• **Dataset content**:
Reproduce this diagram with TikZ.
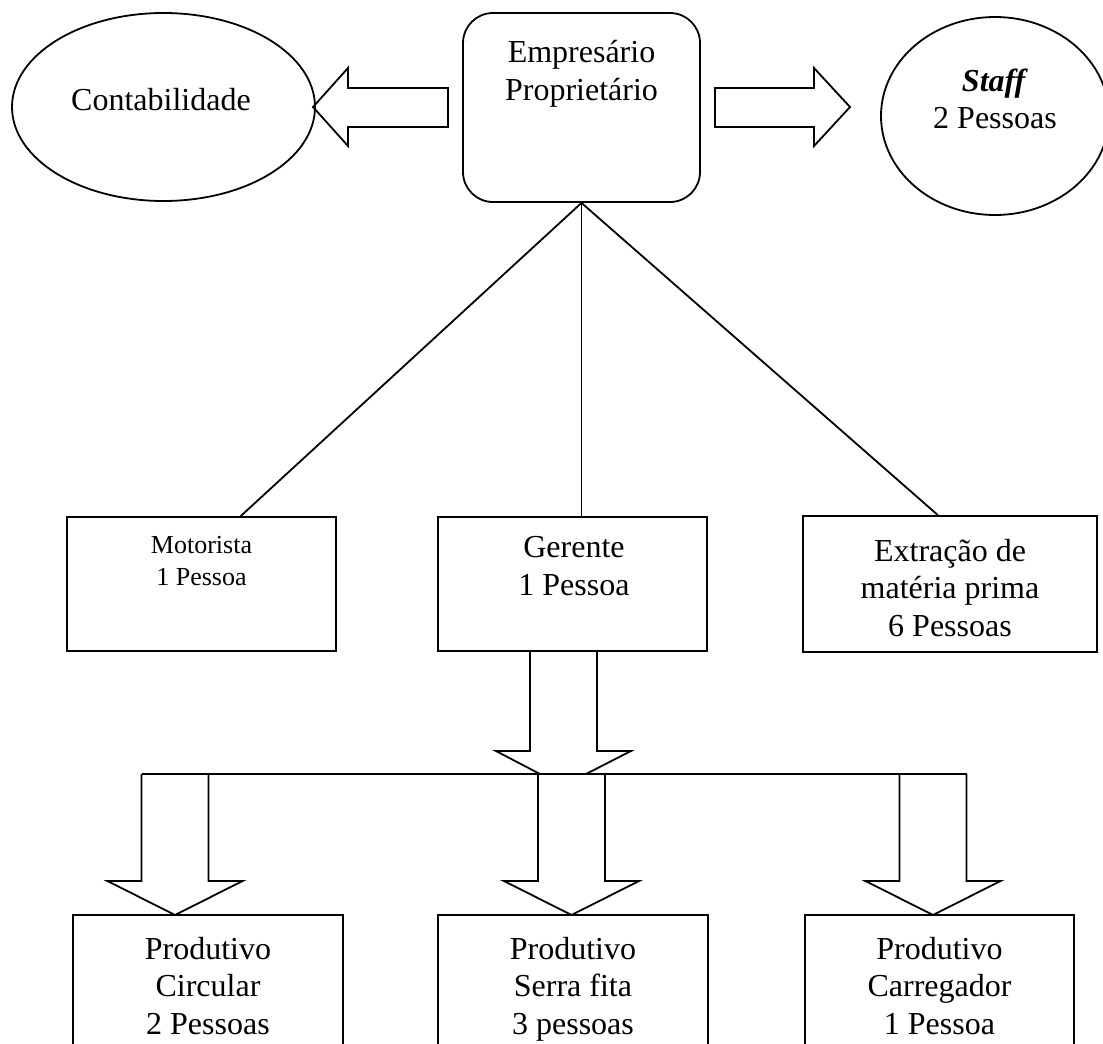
\documentclass[tikz,border=0pt]{standalone}
\usepackage{fontspec}
\setmainfont{Liberation Serif}
\usetikzlibrary{positioning, shapes.geometric}

\tikzset{
  box/.style={draw, line width=1.8pt, inner sep=0pt},
  roundbox/.style={box, rounded corners=30pt},
  oval/.style={box, ellipse},
  txt/.style={align=center, inner sep=0pt, font=\fontsize{32}{37.5}\selectfont},
  smalltxt/.style={align=center, inner sep=0pt, font=\fontsize{26}{32}\selectfont},
  link/.style={line width=1.8pt},
  blockarrow/.style={line width=1.8pt, line join=miter},
}

\begin{document}
\begin{tikzpicture}[x=1pt, y=-1pt]
  \useasboundingbox (0,0) rectangle (1103,1044);

  % Top row
  \node[oval, minimum width=303pt, minimum height=188pt] (contab) at (163.5,107) {};
  \node[roundbox, minimum width=237pt, minimum height=189pt] (owner) at (581.5,107.5) {};
  \node[oval, minimum width=228pt, minimum height=198pt] (staff) at (995,116) {};
  \node[txt] (contabtxt) at (161,100) {Contabilidade};
  \node[txt] (ownertxt) at (581.5,74) {Empresário\\Proprietário};
  \node[txt] (stafftxt) at (995,99) {\textbf{\textit{Staff}}\\2 Pessoas};

  % Block arrows to the sides
  \draw[blockarrow] (448,88) -- (348,88) -- (348,68) -- (313,107) -- (348,146) -- (348,127) -- (448,127) -- cycle;
  \draw[blockarrow] (715,88) -- (814,88) -- (814,68) -- (850,107) -- (814,146) -- (814,127) -- (715,127) -- cycle;

  % Middle row
  \node[box, minimum width=269pt, minimum height=134pt] (motorista) at (201.5,584) {};
  \node[box, minimum width=269pt, minimum height=134pt] (gerente) at (572.5,584) {};
  \node[box, minimum width=294pt, minimum height=136pt] (extracao) at (950,584) {};
  \node[smalltxt] (motoristatxt) at (201.5,561) {Motorista\\1 Pessoa};
  \node[txt] (gerentetxt) at (574,566) {Gerente\\1 Pessoa};
  \node[txt] (extracaotxt) at (950,588) {Extração de\\matéria prima\\6 Pessoas};

  % Lines from the owner
  \draw[link] (owner.south) -- (motorista.60);
  \draw[link] (owner.south) -- (owner.south |- gerente.north);
  \draw[link] (owner.south) -- (extracao.100);

  % Arrow down from the manager
  \draw[blockarrow] (530,651) -- (530,751) -- (496,751) -- (540,774) -- (586,774) -- (631,751) -- (597,751) -- (597,651);

  % Distribution bar and arrows
  \draw[link] (141.5,774) -- (966.5,774);
  \draw[blockarrow] (141.5,774) -- (141.5,881) -- (107.5,881) -- (175,915) -- (242.5,881) -- (208.5,881) -- (208.5,774);
  \draw[blockarrow] (538,774) -- (538,881) -- (504,881) -- (571.5,915) -- (639,881) -- (605,881) -- (605,774);
  \draw[blockarrow] (899.5,774) -- (899.5,881) -- (865.5,881) -- (933,915) -- (1000.5,881) -- (966.5,881) -- (966.5,774);

  % Bottom row
  \node[box, minimum width=270pt, minimum height=160pt] (circular) at (208,995) {};
  \node[box, minimum width=270pt, minimum height=160pt] (serra) at (573,995) {};
  \node[box, minimum width=269pt, minimum height=160pt] (carreg) at (939.5,995) {};
  \node[txt, anchor=base] (circulartxt) at (208,1034) {Produtivo\\Circular\\2 Pessoas};
  \node[txt, anchor=base] (serratxt) at (573,1034) {Produtivo\\Serra fita\\3 pessoas};
  \node[txt, anchor=base] (carregtxt) at (939.5,1034) {Produtivo\\Carregador\\1 Pessoa};
\end{tikzpicture}
\end{document}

• **Aim of the exercise**: Quote the material in full and exactly; do not carry over its pictures.

• **The solution**:
Reproduce this diagram with TikZ.
\documentclass[tikz,border=0pt]{standalone}
\usepackage{fontspec}
\setmainfont{Liberation Serif}
\usetikzlibrary{positioning, shapes.geometric}

\tikzset{
  box/.style={draw, line width=1.8pt, inner sep=0pt},
  roundbox/.style={box, rounded corners=30pt},
  oval/.style={box, ellipse},
  txt/.style={align=center, inner sep=0pt, font=\fontsize{32}{37.5}\selectfont},
  smalltxt/.style={align=center, inner sep=0pt, font=\fontsize{26}{32}\selectfont},
  link/.style={line width=1.8pt},
  blockarrow/.style={line width=1.8pt, line join=miter},
}

\begin{document}
\begin{tikzpicture}[x=1pt, y=-1pt]
  \useasboundingbox (0,0) rectangle (1103,1044);

  % Top row
  \node[oval, minimum width=303pt, minimum height=188pt] (contab) at (163.5,107) {};
  \node[roundbox, minimum width=237pt, minimum height=189pt] (owner) at (581.5,107.5) {};
  \node[oval, minimum width=228pt, minimum height=198pt] (staff) at (995,116) {};
  \node[txt] (contabtxt) at (161,100) {Contabilidade};
  \node[txt] (ownertxt) at (581.5,74) {Empresário\\Proprietário};
  \node[txt] (stafftxt) at (995,99) {\textbf{\textit{Staff}}\\2 Pessoas};

  % Block arrows to the sides
  \draw[blockarrow] (448,88) -- (348,88) -- (348,68) -- (313,107) -- (348,146) -- (348,127) -- (448,127) -- cycle;
  \draw[blockarrow] (715,88) -- (814,88) -- (814,68) -- (850,107) -- (814,146) -- (814,127) -- (715,127) -- cycle;

  % Middle row
  \node[box, minimum width=269pt, minimum height=134pt] (motorista) at (201.5,584) {};
  \node[box, minimum width=269pt, minimum height=134pt] (gerente) at (572.5,584) {};
  \node[box, minimum width=294pt, minimum height=136pt] (extracao) at (950,584) {};
  \node[smalltxt] (motoristatxt) at (201.5,561) {Motorista\\1 Pessoa};
  \node[txt] (gerentetxt) at (574,566) {Gerente\\1 Pessoa};
  \node[txt] (extracaotxt) at (950,588) {Extração de\\matéria prima\\6 Pessoas};

  % Lines from the owner
  \draw[link] (owner.south) -- (motorista.60);
  \draw[link] (owner.south) -- (owner.south |- gerente.north);
  \draw[link] (owner.south) -- (extracao.100);

  % Arrow down from the manager
  \draw[blockarrow] (530,651) -- (530,751) -- (496,751) -- (540,774) -- (586,774) -- (631,751) -- (597,751) -- (597,651);

  % Distribution bar and arrows
  \draw[link] (141.5,774) -- (966.5,774);
  \draw[blockarrow] (141.5,774) -- (141.5,881) -- (107.5,881) -- (175,915) -- (242.5,881) -- (208.5,881) -- (208.5,774);
  \draw[blockarrow] (538,774) -- (538,881) -- (504,881) -- (571.5,915) -- (639,881) -- (605,881) -- (605,774);
  \draw[blockarrow] (899.5,774) -- (899.5,881) -- (865.5,881) -- (933,915) -- (1000.5,881) -- (966.5,881) -- (966.5,774);

  % Bottom row
  \node[box, minimum width=270pt, minimum height=160pt] (circular) at (208,995) {};
  \node[box, minimum width=270pt, minimum height=160pt] (serra) at (573,995) {};
  \node[box, minimum width=269pt, minimum height=160pt] (carreg) at (939.5,995) {};
  \node[txt, anchor=base] (circulartxt) at (208,1034) {Produtivo\\Circular\\2 Pessoas};
  \node[txt, anchor=base] (serratxt) at (573,1034) {Produtivo\\Serra fita\\3 pessoas};
  \node[txt, anchor=base] (carregtxt) at (939.5,1034) {Produtivo\\Carregador\\1 Pessoa};
\end{tikzpicture}
\end{document}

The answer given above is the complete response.